CASE 1 千葉銀行 男性の育児参加も強力に後押し “お互いさま”の精神を育む 意識・行動改革を積極展開
1986年に、日本の銀行で初めて女性を支店長に登用した千葉銀行。
最近では、佐久間英利頭取が「輝く女性の活躍を加速する地銀頭取の会」の設立を主導するなど、金融機関における女性活躍推進のフロントランナーとして知られる。
同行が重視しているのが、男性・女性双方の意識・行動改革だ。
“お互いさま”の精神を醸成することで、不公平感なく、積極的に支援し合う風土を築いている。
●基本的な考え方 皆が“お互いさま”の意識を持つ
「『ダイバーシティ推進=女性の仕事と家庭の両立支援』と捉えられがちですが、そうではありません。男性も女性も働くのであれば、双方が家事・育児をするのは当然です。また、仕事と介護という面で見れば、独身者を含め、全ての人が関係してくる。『30~40代の女性を管理職にするためのものだろう』と言う人もいますが、それは違います。多様性を受け入れ、新たな発想を組み合わせて持続的な成長につなげる経営戦略だという意識を、職場全体に根づかせる必要があります」
こう語るのは、ダイバーシティ推進部調査役の山本悠介氏。“一部の人”に対する“支援策・優遇策”と捉えるから、不公平感が生まれる。全ての人を対象にした会社の成長戦略と位置づければ、協力し合うのは当然だ。

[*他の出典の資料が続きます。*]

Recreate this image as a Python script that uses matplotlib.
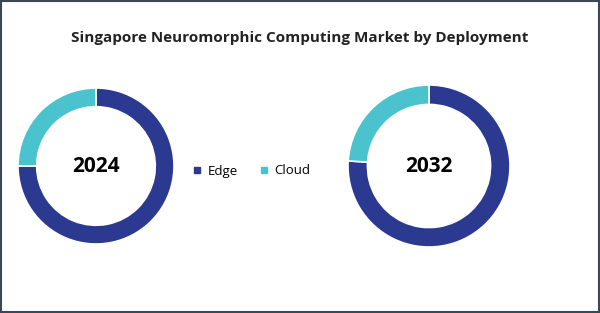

「一方で、育児などの支援制度を利用する人には、『権利ばかりを主張しないでください』と繰り返し訴えています。もちろん権利はありますが、権利を行使するうえでは、『周りの人もそうかもしれない』『周りの人に助けられている』という意識が求められます。精いっぱい働いている人が早く帰らざるを得ない事情を抱えていたとしたら、周囲も『帰っていいよ』と声をかけるでしょう。結局、その人の仕事への向き合い方が問われるのです」(山本氏、以下同)
制度を利用する側にも、サポートする側にも、双方に“お互いさま”の精神を持たせる―この考え方が、同行の取り組みのベースにある。
●取り組みの背景 内外の環境変化に対応
同行が女性活躍推進に本格的に取り組み始めたのは、10年以上前だ。社会全体で女性の活躍を支援する必要性が叫ばれ始めた当時、銀行業界では、投資信託や保険の販売が認められ、業務の多様化が進んだ時期だった。団塊世代の大量退職を控えていたこともあり、職員の4割を占める女性のさらなる活躍が期待されていた。
2005年、女性活躍推進の理念を定めた「女性いきいきキャリアアップ宣言」を公表すると共に、一般職を廃止して、総合職と特定総合職(転居を伴う異動がなく、一部業務は担当外)に再編するなど、女性活躍を推進する施策を積極的に導入してきた。
その後、取り組みの対象を女性だけでなく多様な環境・状況下で働く職員にまで広げるため、2015年3月に「ダイバーシティ行動宣言」を策定。現在はダイバーシティの推進が進められている。
●推進体制 専門の委員会と部署を設置
ダイバーシティの推進体制は図1の通り。ダイバーシティ推進に関する企画はダイバーシティ推進委員会で検討し、ダイバーシティ推進部が人材育成部と連携しながら形にしていく。
ダイバーシティ推進委員会は、企画管理部門のトップである企画管理本部長を委員長に、男女各1人の部長を副委員長に据え、メンバーは指名と公募により選出した。各部会は、女性管理職が部会長となり、女性3~4人と男性1人のメンバー、3人程度の女性アドバイザーで構成する。年齢・役職など幅広いメンバーで、本部だけでなく営業店からも参加している。